Sementara itu, pengamat politik menilai bahwa kasus ini memperlihatkan pola klasik korupsi di daerah, di mana jabatan publik dijadikan alat transaksi politik dan ekonomi. Kedekatan personal, menurut mereka, seringkali menjadi pintu masuk praktik suap dan nepotisme.
Kesimpulan: Pentingnya Transparansi dan Pengawasan Ketat
Kasus OTT yang menyeret Bupati Sugiri Sancoko dan menyeret nama Indah Bekti Pratiwi menjadi pengingat bahwa korupsi di tingkat daerah masih sangat mengakar. Keterlibatan individu non-pejabat seperti Indah menunjukkan bahwa praktik suap tidak selalu dilakukan oleh pejabat formal, tetapi juga bisa melibatkan pihak-pihak yang berada di lingkaran kekuasaan informal.

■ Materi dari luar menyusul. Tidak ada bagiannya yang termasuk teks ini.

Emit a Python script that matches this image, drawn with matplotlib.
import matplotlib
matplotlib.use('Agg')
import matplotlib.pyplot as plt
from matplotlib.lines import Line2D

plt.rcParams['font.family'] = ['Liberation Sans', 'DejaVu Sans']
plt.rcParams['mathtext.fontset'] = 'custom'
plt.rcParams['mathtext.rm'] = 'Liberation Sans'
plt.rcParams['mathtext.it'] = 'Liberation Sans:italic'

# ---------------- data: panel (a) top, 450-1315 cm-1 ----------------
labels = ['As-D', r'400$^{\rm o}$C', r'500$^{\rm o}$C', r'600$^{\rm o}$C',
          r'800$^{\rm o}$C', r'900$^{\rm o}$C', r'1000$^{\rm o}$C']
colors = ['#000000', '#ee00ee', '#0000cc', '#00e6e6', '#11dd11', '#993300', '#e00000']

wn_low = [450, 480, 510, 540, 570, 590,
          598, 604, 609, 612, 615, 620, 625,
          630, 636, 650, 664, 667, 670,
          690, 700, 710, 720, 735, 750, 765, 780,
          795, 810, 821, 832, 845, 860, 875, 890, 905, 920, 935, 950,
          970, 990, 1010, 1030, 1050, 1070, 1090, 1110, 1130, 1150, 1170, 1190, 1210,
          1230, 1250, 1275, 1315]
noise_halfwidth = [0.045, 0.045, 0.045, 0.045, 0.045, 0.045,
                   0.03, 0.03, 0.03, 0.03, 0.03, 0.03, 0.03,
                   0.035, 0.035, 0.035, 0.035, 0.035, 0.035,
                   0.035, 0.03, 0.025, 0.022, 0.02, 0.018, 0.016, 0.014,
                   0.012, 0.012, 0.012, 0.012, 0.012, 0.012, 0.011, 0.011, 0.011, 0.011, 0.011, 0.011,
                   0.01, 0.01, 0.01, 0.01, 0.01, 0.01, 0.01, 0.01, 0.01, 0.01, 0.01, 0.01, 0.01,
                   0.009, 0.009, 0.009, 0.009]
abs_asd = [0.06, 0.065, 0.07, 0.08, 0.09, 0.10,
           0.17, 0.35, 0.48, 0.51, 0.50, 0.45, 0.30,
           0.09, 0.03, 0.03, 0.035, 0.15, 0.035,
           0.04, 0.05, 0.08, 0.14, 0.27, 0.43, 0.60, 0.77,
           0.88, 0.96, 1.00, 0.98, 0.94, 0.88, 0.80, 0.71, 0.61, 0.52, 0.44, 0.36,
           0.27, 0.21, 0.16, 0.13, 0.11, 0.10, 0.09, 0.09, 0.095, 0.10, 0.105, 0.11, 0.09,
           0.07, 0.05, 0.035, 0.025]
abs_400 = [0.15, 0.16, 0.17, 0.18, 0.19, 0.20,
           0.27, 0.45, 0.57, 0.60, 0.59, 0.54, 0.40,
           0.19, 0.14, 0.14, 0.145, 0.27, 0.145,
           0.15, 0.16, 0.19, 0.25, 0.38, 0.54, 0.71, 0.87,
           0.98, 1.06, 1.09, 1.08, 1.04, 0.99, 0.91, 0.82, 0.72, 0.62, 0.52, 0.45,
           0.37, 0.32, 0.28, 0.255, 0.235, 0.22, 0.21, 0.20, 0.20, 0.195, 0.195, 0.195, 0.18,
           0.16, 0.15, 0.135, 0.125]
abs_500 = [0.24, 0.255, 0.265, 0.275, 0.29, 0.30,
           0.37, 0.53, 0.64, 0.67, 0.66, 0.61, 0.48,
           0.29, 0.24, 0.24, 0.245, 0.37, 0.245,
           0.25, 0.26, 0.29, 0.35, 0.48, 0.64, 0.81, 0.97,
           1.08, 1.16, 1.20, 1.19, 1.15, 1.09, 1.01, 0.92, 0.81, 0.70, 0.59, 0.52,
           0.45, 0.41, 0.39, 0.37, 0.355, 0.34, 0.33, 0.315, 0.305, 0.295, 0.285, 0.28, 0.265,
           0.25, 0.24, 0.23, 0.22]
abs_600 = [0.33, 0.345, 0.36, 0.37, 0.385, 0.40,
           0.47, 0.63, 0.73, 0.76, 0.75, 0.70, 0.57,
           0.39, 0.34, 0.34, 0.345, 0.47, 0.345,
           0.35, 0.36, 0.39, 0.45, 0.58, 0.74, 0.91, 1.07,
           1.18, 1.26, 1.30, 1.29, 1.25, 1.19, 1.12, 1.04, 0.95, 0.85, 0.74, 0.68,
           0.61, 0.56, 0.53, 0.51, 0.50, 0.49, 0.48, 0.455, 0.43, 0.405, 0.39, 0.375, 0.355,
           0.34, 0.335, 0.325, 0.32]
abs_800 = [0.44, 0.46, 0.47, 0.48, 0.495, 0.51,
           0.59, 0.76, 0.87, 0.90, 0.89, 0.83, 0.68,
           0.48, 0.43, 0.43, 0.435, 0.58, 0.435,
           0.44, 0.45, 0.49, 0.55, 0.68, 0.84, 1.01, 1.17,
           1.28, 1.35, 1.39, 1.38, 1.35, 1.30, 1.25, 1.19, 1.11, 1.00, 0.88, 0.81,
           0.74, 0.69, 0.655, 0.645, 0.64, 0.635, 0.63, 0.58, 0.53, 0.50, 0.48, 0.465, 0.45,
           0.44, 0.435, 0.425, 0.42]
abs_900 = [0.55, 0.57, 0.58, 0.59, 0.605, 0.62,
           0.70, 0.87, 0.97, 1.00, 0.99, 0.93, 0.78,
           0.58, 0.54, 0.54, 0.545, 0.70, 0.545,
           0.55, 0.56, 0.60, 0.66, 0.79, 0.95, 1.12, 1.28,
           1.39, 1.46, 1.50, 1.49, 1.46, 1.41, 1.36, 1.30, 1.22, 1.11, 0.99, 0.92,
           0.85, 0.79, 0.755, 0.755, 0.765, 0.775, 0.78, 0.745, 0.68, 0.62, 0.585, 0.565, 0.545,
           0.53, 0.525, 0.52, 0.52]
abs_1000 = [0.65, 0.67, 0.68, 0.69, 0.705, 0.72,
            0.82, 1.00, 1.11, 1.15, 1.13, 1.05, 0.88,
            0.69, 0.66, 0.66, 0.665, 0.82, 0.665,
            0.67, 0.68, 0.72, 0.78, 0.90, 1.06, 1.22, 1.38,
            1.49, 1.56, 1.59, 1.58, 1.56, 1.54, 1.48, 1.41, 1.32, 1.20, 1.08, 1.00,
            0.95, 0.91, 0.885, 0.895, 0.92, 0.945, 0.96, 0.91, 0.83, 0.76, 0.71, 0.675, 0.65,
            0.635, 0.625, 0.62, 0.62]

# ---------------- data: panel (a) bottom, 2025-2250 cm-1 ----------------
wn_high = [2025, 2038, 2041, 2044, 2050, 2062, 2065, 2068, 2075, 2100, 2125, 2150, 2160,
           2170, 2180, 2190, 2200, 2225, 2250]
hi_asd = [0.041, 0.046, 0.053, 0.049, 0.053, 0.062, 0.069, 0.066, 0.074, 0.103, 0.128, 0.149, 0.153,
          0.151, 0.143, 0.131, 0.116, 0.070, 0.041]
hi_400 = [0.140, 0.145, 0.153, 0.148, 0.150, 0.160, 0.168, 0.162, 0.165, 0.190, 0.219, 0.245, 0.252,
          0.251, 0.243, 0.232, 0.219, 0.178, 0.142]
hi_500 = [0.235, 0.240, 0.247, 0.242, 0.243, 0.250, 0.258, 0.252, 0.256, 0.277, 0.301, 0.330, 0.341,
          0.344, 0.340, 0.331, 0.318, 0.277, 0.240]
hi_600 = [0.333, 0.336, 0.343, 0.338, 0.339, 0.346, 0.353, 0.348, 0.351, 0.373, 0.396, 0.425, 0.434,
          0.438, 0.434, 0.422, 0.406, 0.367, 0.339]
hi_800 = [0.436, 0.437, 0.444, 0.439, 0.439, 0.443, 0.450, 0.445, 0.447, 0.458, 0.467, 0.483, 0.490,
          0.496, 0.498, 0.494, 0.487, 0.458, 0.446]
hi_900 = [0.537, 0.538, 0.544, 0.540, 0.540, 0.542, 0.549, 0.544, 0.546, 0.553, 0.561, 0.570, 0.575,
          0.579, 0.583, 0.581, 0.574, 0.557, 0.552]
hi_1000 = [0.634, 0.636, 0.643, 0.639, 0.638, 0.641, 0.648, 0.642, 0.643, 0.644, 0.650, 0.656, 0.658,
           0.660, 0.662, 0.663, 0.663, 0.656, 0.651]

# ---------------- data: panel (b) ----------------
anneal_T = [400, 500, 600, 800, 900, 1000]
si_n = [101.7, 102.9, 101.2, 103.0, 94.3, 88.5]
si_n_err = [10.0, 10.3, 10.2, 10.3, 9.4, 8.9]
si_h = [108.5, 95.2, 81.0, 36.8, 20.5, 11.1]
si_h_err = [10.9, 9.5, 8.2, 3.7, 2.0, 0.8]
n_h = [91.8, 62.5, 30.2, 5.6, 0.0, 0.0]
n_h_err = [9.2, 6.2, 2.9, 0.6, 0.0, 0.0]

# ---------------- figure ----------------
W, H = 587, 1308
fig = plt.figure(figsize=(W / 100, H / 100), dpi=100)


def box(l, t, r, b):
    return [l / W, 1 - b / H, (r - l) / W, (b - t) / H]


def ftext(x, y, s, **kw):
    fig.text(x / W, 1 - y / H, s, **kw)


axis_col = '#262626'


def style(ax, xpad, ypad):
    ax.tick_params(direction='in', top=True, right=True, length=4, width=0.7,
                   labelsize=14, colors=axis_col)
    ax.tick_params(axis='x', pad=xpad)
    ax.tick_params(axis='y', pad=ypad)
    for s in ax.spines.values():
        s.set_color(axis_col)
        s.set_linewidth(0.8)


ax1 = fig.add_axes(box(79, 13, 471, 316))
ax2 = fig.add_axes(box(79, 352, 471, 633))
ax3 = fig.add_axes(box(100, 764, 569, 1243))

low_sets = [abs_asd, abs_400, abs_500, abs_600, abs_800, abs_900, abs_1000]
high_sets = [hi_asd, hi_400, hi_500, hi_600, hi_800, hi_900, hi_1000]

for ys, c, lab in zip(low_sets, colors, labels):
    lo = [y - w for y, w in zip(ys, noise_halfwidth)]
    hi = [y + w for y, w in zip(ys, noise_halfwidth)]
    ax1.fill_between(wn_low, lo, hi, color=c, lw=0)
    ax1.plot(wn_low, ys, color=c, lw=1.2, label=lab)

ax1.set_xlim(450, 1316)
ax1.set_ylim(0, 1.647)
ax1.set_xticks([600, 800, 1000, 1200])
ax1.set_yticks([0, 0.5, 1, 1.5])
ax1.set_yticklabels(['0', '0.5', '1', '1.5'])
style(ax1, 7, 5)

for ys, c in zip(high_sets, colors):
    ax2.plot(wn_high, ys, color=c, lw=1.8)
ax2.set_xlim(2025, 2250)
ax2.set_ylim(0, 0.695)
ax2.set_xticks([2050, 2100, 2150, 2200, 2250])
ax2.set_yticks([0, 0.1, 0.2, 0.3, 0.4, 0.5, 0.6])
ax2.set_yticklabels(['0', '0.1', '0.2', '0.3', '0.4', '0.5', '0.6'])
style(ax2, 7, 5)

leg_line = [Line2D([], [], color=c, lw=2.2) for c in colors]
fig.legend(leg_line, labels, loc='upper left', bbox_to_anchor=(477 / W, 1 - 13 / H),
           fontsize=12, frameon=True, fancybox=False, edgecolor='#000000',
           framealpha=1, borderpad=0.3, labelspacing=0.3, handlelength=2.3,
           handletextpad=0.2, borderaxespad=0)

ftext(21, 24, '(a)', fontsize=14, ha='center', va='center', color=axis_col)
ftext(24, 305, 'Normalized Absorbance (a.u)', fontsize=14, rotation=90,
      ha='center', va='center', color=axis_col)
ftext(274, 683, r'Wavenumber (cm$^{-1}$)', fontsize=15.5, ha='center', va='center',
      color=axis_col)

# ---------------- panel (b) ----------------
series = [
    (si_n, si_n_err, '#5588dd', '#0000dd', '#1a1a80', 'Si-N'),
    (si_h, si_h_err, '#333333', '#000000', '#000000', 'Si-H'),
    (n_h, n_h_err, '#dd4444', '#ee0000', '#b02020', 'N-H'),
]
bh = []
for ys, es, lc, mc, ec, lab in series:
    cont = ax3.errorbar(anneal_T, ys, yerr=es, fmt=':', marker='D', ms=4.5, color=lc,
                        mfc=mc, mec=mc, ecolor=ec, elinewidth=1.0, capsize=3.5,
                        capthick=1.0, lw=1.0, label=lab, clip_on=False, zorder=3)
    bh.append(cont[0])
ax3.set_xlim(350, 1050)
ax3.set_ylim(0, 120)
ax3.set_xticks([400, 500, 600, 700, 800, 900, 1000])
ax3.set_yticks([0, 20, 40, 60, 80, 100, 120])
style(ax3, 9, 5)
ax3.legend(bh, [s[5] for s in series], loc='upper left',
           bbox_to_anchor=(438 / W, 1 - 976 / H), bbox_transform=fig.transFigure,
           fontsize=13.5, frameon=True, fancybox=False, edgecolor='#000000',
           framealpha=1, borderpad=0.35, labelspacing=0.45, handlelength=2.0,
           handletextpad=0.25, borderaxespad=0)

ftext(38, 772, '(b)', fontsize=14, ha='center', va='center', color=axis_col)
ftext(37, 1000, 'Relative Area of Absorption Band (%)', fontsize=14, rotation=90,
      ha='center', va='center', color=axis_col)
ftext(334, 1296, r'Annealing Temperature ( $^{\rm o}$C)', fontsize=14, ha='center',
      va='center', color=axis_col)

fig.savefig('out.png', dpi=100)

KPK diharapkan terus mengusut kasus ini secara tuntas agar publik mendapatkan keadilan dan transparansi. Ke depan, pemerintah daerah perlu memperkuat sistem seleksi jabatan berbasis merit serta memperketat pengawasan internal agar tidak ada lagi celah bagi oknum untuk memperdagangkan jabatan.
Kasus ini bukan hanya soal uang Rp1,25 miliar, tetapi tentang integritas pemerintahan dan kepercayaan publik terhadap lembaga negara. Dengan ketegasan KPK dan dukungan masyarakat, diharapkan praktik korupsi serupa tidak lagi menjadi “budaya” dalam birokrasi daerah di Indonesia.